Alongside such Low Probability of Interception/Detection (LPI/LPD) techniques these weapons’ ARHs may have received complex transmission waveforms designed to mask their transmissions, and electronic counter-countermeasure enhancements to enable the seeker to detect and discount jamming attempts using either physical soft-kill countermeasures such as corner reflectors or chaff. Frequency agility is another LPI/LPD technique which can help to both mask the radar’s transmissions and to outflank electronic attack by jamming.
The remedy to such challenges is the continued investment in state-of-the-art ESM technologies, particularly in detection and signal processing software to ensure that new ARH radar transmission techniques can be effectively detected and countered as and when they appear.
Conclusions
To say that naval ESMs aid situational awareness in the maritime domain would be an understatement.
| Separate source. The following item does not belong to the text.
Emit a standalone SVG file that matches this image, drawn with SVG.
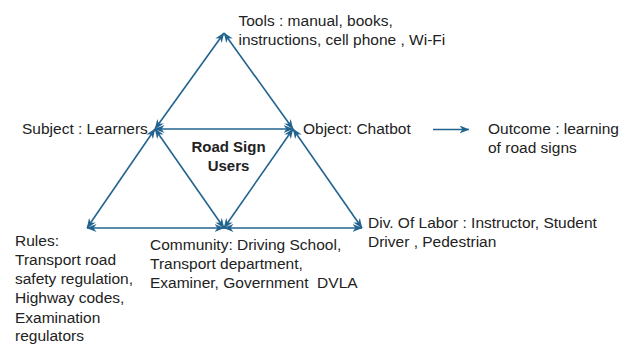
<svg xmlns="http://www.w3.org/2000/svg" width="622" height="344" viewBox="0 0 622 344">
  <style>
    .lbl { font-family: "Liberation Sans", Arial, sans-serif; font-size: 15.5px; fill: #222222; }
    .title { font-family: "Liberation Sans", Arial, sans-serif; font-size: 15px; font-weight: bold; fill: #222222; text-anchor: middle; }
    .edge { stroke: #23648f; stroke-width: 1.6; fill: none; }
  </style>
  <defs>
    <marker id="head" viewBox="0 0 10 8" refX="9.5" refY="4" markerWidth="10" markerHeight="8" markerUnits="userSpaceOnUse" orient="auto-start-reverse">
      <path d="M0,0 L10,4 L0,8 L3,4 Z" fill="#23648f"/>
    </marker>
  </defs>
  <rect width="622" height="344" fill="#ffffff"/>

  <!-- connectors of the activity triangle -->
  <g id="connectors">
    <line class="edge" x1="155" y1="129" x2="224" y2="33" marker-start="url(#head)" marker-end="url(#head)"/>
    <line class="edge" x1="224" y1="33" x2="293" y2="129" marker-start="url(#head)" marker-end="url(#head)"/>
    <line class="edge" x1="155" y1="129" x2="293" y2="129" marker-start="url(#head)" marker-end="url(#head)"/>
    <line class="edge" x1="155" y1="129" x2="87" y2="228" marker-start="url(#head)" marker-end="url(#head)"/>
    <line class="edge" x1="155" y1="129" x2="224" y2="228" marker-start="url(#head)" marker-end="url(#head)"/>
    <line class="edge" x1="293" y1="129" x2="224" y2="228" marker-start="url(#head)" marker-end="url(#head)"/>
    <line class="edge" x1="293" y1="129" x2="362" y2="228" marker-start="url(#head)" marker-end="url(#head)"/>
    <line class="edge" x1="87" y1="228" x2="224" y2="228" marker-start="url(#head)" marker-end="url(#head)"/>
    <line class="edge" x1="224" y1="228" x2="362" y2="228" marker-start="url(#head)" marker-end="url(#head)"/>
    <line class="edge" x1="433" y1="129.5" x2="469" y2="129.5" marker-end="url(#head)"/>
  </g>

  <g id="tools">
    <text class="lbl" x="238.5" y="26">Tools : manual, books,</text>
    <text class="lbl" x="238.5" y="44.5">instructions, cell phone , Wi-Fi</text>
  </g>

  <g id="subject">
    <text class="lbl" x="22" y="133.5">Subject : Learners</text>
  </g>

  <g id="object">
    <text class="lbl" x="303" y="134">Object: Chatbot</text>
  </g>

  <g id="outcome">
    <text class="lbl" x="488" y="134">Outcome : learning</text>
    <text class="lbl" x="488" y="153">of road signs</text>
  </g>

  <g id="centre">
    <text class="title" x="228.5" y="152">Road Sign</text>
    <text class="title" x="228.5" y="171">Users</text>
  </g>

  <g id="rules">
    <text class="lbl" x="15" y="246">Rules:</text>
    <text class="lbl" x="15" y="265">Transport road</text>
    <text class="lbl" x="15" y="284">safety regulation,</text>
    <text class="lbl" x="15" y="303">Highway codes,</text>
    <text class="lbl" x="15" y="322.5">Examination</text>
    <text class="lbl" x="15" y="341">regulators</text>
  </g>

  <g id="community">
    <text class="lbl" x="150" y="250">Community: Driving School,</text>
    <text class="lbl" x="150" y="269">Transport department,</text>
    <text class="lbl" x="150" y="288" xml:space="preserve">Examiner, Government  DVLA</text>
  </g>

  <g id="division">
    <text class="lbl" x="368" y="227.5">Div. Of Labor : Instructor, Student</text>
    <text class="lbl" x="368" y="246.5">Driver , Pedestrian</text>
  </g>
</svg>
They are quite simply indispensable to understanding what is happening in the electromagnetic spectrum at the tactical level as well as contributing to the operational level electronic order-of-battle. Knowing what is emitting, and why, enables timely decisions to be made on when and how to deploy soft- and hard-kill capabilities against air or surface threats. The proliferation of AShMs shows no signs of abating in the Asia-Pacific, or elsewhere for that matter. Naval ESMs can at the very least help navies to understand what is out there, and how they may need to respond.